In other words, the Board (and, at the time, Google) made a clear distinction between the kind of language that relates to working conditions and that which threatens the working conditions of others. Google seems to have ignored that distinction, when it filed a second brief urging the board to reconsider Purple Communications just weeks after the walkouts.

In the midst of the debate about the Damore case, employees who shared his beliefs ramped up harassment of Googlers on internal forums any time they brought up issues related to diversity. Googlers who were the targets of harassment responded on internal platforms by collectively advocating  for changes to address this behavior, campaigning for them through the spring of 2018. Their suggestions included content moderation, updates, enforcement of the employee code of conduct, and transparency into how HR investigations would be conducted so employees could safely raise concerns. While the code of conduct was revised, not much progress was made on the other issues. What these workers were ultimately asking their employer to do was to take responsibility for discriminatory and harassing content posted on its own forums and to use its vast resources to ensure that those spaces remain safe for workers to share ideas. Google’s response, in both briefs, was to attempt to entirely eliminate employees’ ability to raise concerns about their own safety.

In positioning the filing of these briefs as an antidote to harassment, Google is taking a cue from the Damore playbook and purposely conflating harassment with protected concerted activity. In taking this position, Google is trying to limit the resources workers have for the kind of coordinated action that is a cornerstone of workplace organizing. There is an obvious difference between using a workplace platform to marginalize one’s fellow workers for their gender, race, or identity—and using those same platforms to identify, name, and organize around ending that behavior.

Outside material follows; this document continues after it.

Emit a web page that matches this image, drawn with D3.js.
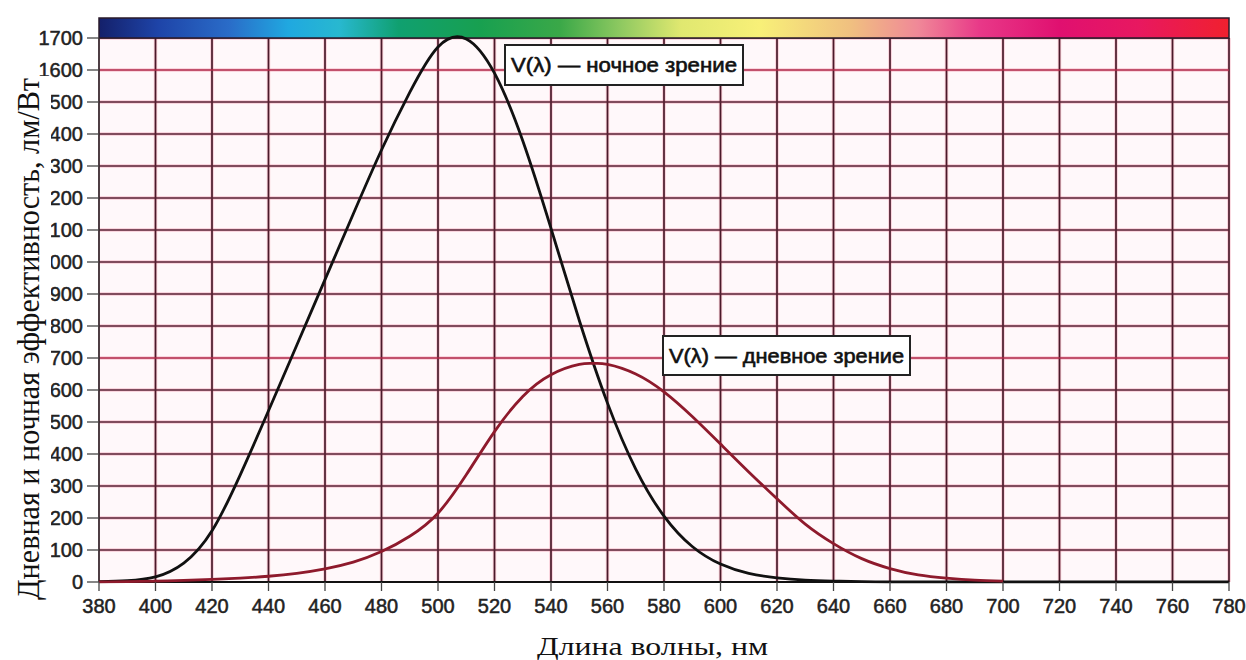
<!DOCTYPE html>
<html>
<head>
<meta charset="utf-8">
<script src="https://cdn.jsdelivr.net/npm/d3@7"></script>
<style>
    body { margin: 0; background: #fff; }
    svg { display: block; }
</style>
</head>
<body>
<div id="chart"></div>
<script>
// --- data ---
const xTicks = [380, 400, 420, 440, 460, 480, 500, 520, 540, 560, 580, 600, 620, 640, 660, 680, 700, 720, 740, 760, 780];
const yTicks = [0, 100, 200, 300, 400, 500, 600, 700, 800, 900, 1000, 1100, 1200, 1300, 1400, 1500, 1600, 1700];

// night (scotopic) curve
const nightWavelengths = [380, 390, 400, 410, 420, 430, 440, 450, 460, 470, 480, 490, 500, 510, 520, 530, 540, 550, 560, 570, 580, 590, 600, 610, 620, 630, 640, 650, 660, 680, 700, 740, 780];
const nightValues = [1, 4, 16, 59, 160, 335, 535, 740, 945, 1150, 1350, 1530, 1672, 1697, 1590, 1379, 1105, 818, 559, 353, 206, 111, 56, 27, 13, 6, 3, 1, 0, 0, 0, 0, 0];

// day (photopic) curve
const dayWavelengths = [380, 390, 400, 410, 420, 430, 440, 450, 460, 470, 480, 490, 500, 510, 520, 530, 540, 550, 555, 560, 570, 580, 590, 600, 610, 620, 630, 640, 650, 660, 670, 680, 690, 700];
const dayValues = [0, 1, 3, 5, 8, 12, 18, 27, 41, 62, 95, 143, 215, 335, 470, 580, 648, 680, 683, 680, 650, 594, 517, 431, 344, 260, 181, 120, 73, 42, 22, 12, 6, 3];

// spectrum strip along the top
const spectrumNm = [380, 401, 426, 447, 465, 486, 515, 543, 564, 586, 614, 646, 670, 692, 720, 748, 779];
const spectrumColors = ["#14206a", "#1e44a8", "#2a6cc8", "#20a8e0", "#28b8d0", "#10a070", "#18a050", "#3aa848", "#8cc860", "#e0e870", "#f8f078", "#f0c080", "#f08898", "#e83888", "#e01070", "#e81860", "#f02030"];

const nightLabel = "V(λ) — ночное зрение";
const dayLabel = "V(λ) — дневное зрение";
const xTitle = "Длина волны, нм";
const yTitle = "Дневная и ночная эффективность, лм/Вт";

/** Draws the luminous efficacy chart */
class EfficacyChart {

    constructor(){
        this.width = 1246;
        this.height = 660;
        this.margin = {top: 38, right: 17, bottom: 78, left: 99};

        this.svg = d3.select("#chart").append("svg")
            .attr("width", this.width)
            .attr("height", this.height);

        this.x = d3.scaleLinear()
            .domain([380, 780])
            .range([this.margin.left, this.width - this.margin.right]);
        this.y = d3.scaleLinear()
            .domain([0, 1700])
            .range([this.height - this.margin.bottom, this.margin.top]);

        this.sans = "'Liberation Sans', Arial, Helvetica, sans-serif";
        this.serif = "'Liberation Serif', 'Times New Roman', serif";
    }

    draw(){
        let x = this.x, y = this.y;
        let svg = this.svg;
        let defs = svg.append("defs");

        // plot background
        svg.append("rect")
            .attr("x", x(380))
            .attr("y", y(1700))
            .attr("width", x(780) - x(380))
            .attr("height", y(0) - y(1700))
            .attr("fill", "#fff8fa");

        // grid: pink halo first, dark line on top
        let vLines = xTicks.slice(1);
        let hLines = yTicks.slice(1);
        let grid = svg.append("g");
        grid.selectAll("line.vhalo").data(vLines).enter().append("line")
            .attr("x1", d => x(d)).attr("x2", d => x(d))
            .attr("y1", y(0)).attr("y2", y(1700))
            .attr("stroke", "#f08aa0").attr("stroke-width", 3.5).attr("opacity", 0.4);
        grid.selectAll("line.hhalo").data(hLines).enter().append("line")
            .attr("x1", x(380)).attr("x2", x(780))
            .attr("y1", d => y(d)).attr("y2", d => y(d))
            .attr("stroke", "#f08aa0").attr("stroke-width", 3.5).attr("opacity", 0.4);
        grid.selectAll("line.v").data(vLines).enter().append("line")
            .attr("x1", d => x(d)).attr("x2", d => x(d))
            .attr("y1", y(0)).attr("y2", y(1700))
            .attr("stroke", "#4a1a2a").attr("stroke-width", 1.7);
        grid.selectAll("line.h").data(hLines).enter().append("line")
            .attr("x1", x(380)).attr("x2", x(780))
            .attr("y1", d => y(d)).attr("y2", d => y(d))
            .attr("stroke", d => (d === 1600 || d === 700) ? "#b02848" : "#5a2234")
            .attr("stroke-width", 1.7);

        // spectrum strip
        let grad = defs.append("linearGradient")
            .attr("id", "spectrum")
            .attr("x1", "0%").attr("x2", "100%").attr("y1", "0%").attr("y2", "0%");
        grad.selectAll("stop").data(spectrumNm).enter().append("stop")
            .attr("offset", d => ((d - 380) / 400 * 100) + "%")
            .attr("stop-color", (d, i) => spectrumColors[i]);
        svg.append("rect")
            .attr("x", x(380))
            .attr("y", 18)
            .attr("width", x(780) - x(380))
            .attr("height", y(1700) - 18)
            .attr("fill", "url(#spectrum)")
            .attr("stroke", "#2a1a2a")
            .attr("stroke-width", 1.5);

        // axes lines
        svg.append("line")
            .attr("x1", x(380)).attr("x2", x(380))
            .attr("y1", y(0)).attr("y2", y(1700))
            .attr("stroke", "#3a2a30").attr("stroke-width", 1.8);
        svg.append("line")
            .attr("x1", x(380)).attr("x2", x(780))
            .attr("y1", y(0)).attr("y2", y(0))
            .attr("stroke", "#111").attr("stroke-width", 2);

        // curves, clipped so the spline never dips under the axis
        defs.append("clipPath").attr("id", "plotclip")
            .append("rect")
            .attr("x", x(380)).attr("y", 0)
            .attr("width", x(780) - x(380))
            .attr("height", y(0) + 1.5);
        let line = d3.line().curve(d3.curveNatural);
        let dayPts = dayWavelengths.map((d, i) => [x(d), y(dayValues[i])]);
        let nightPts = nightWavelengths.map((d, i) => [x(d), y(nightValues[i])]);
        let curves = svg.append("g").attr("clip-path", "url(#plotclip)");
        curves.append("path")
            .attr("d", line(nightPts))
            .attr("fill", "none")
            .attr("stroke", "#111")
            .attr("stroke-width", 2.8);
        curves.append("path")
            .attr("d", line(dayPts))
            .attr("fill", "none")
            .attr("stroke", "#8e1a2c")
            .attr("stroke-width", 2.8);

        // x ticks + labels
        let xt = svg.append("g");
        xt.selectAll("line").data(xTicks).enter().append("line")
            .attr("x1", d => x(d)).attr("x2", d => x(d))
            .attr("y1", y(0)).attr("y2", y(0) + 9)
            .attr("stroke", "#444").attr("stroke-width", 1.3);
        xt.selectAll("text").data(xTicks).enter().append("text")
            .attr("x", d => x(d))
            .attr("y", 613)
            .attr("text-anchor", "middle")
            .style("font-family", this.sans)
            .style("font-size", "20px")
            .attr("fill", "#222")
            .attr("stroke", "#222").attr("stroke-width", 0.5)
            .text(d => d);

        // y ticks + labels
        let yt = svg.append("g");
        yt.selectAll("line").data(yTicks).enter().append("line")
            .attr("x1", x(380) - 12).attr("x2", x(380))
            .attr("y1", d => y(d)).attr("y2", d => y(d))
            .attr("stroke", "#444").attr("stroke-width", 1.3);
        yt.selectAll("text").data(yTicks).enter().append("text")
            .attr("x", 83)
            .attr("y", d => y(d) + 7)
            .attr("text-anchor", "end")
            .style("font-family", this.sans)
            .style("font-size", "20px")
            .attr("fill", "#222")
            .attr("stroke", "#222").attr("stroke-width", 0.5)
            .text(d => d);

        // legend boxes
        this.labelBox(nightLabel, 505, 45, 238, 40);
        this.labelBox(dayLabel, 663, 336, 247, 39);

        // x title
        svg.append("text")
            .attr("x", 537)
            .attr("y", 655)
            .attr("textLength", 231)
            .attr("lengthAdjust", "spacingAndGlyphs")
            .style("font-family", this.serif)
            .style("font-size", "25px")
            .attr("fill", "#111")
            .text(xTitle);

        // y title sits on a white patch that hides the leading digits
        svg.append("rect")
            .attr("x", 0).attr("y", 76)
            .attr("width", 51).attr("height", 540)
            .attr("fill", "#fff");
        svg.append("text")
            .attr("transform", "translate(39,600) rotate(-90)")
            .attr("textLength", 522)
            .attr("lengthAdjust", "spacingAndGlyphs")
            .style("font-family", this.serif)
            .style("font-size", "31px")
            .attr("fill", "#111")
            .text(yTitle);
    }

    labelBox(label, bx, by, bw, bh){
        this.svg.append("rect")
            .attr("x", bx).attr("y", by)
            .attr("width", bw).attr("height", bh)
            .attr("fill", "#fff")
            .attr("stroke", "#222")
            .attr("stroke-width", 2);
        this.svg.append("text")
            .attr("x", bx + 6)
            .attr("y", by + bh / 2 + 7)
            .attr("textLength", bw - 12)
            .attr("lengthAdjust", "spacingAndGlyphs")
            .style("font-family", this.sans)
            .style("font-size", "20px")
            .attr("fill", "#111")
            .attr("stroke", "#111").attr("stroke-width", 0.6)
            .text(label);
    }
}

let chart = new EfficacyChart();
chart.draw();
</script>
</body>
</html>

Google is not just an employer expressing a private interest, with private consequences, to the NLRB. It is a provider of workplace communications infrastructure to many companies through its G Suite office products. Google brings to bear outsized influence on any debate about the use of the technology it provides. In the case of Purple Communications, we see a company that promotes itself publicly as an arbiter of open communication and the free exchange of ideas, while privately seeking to restrain these ideals not only for its own employees—but for all of us.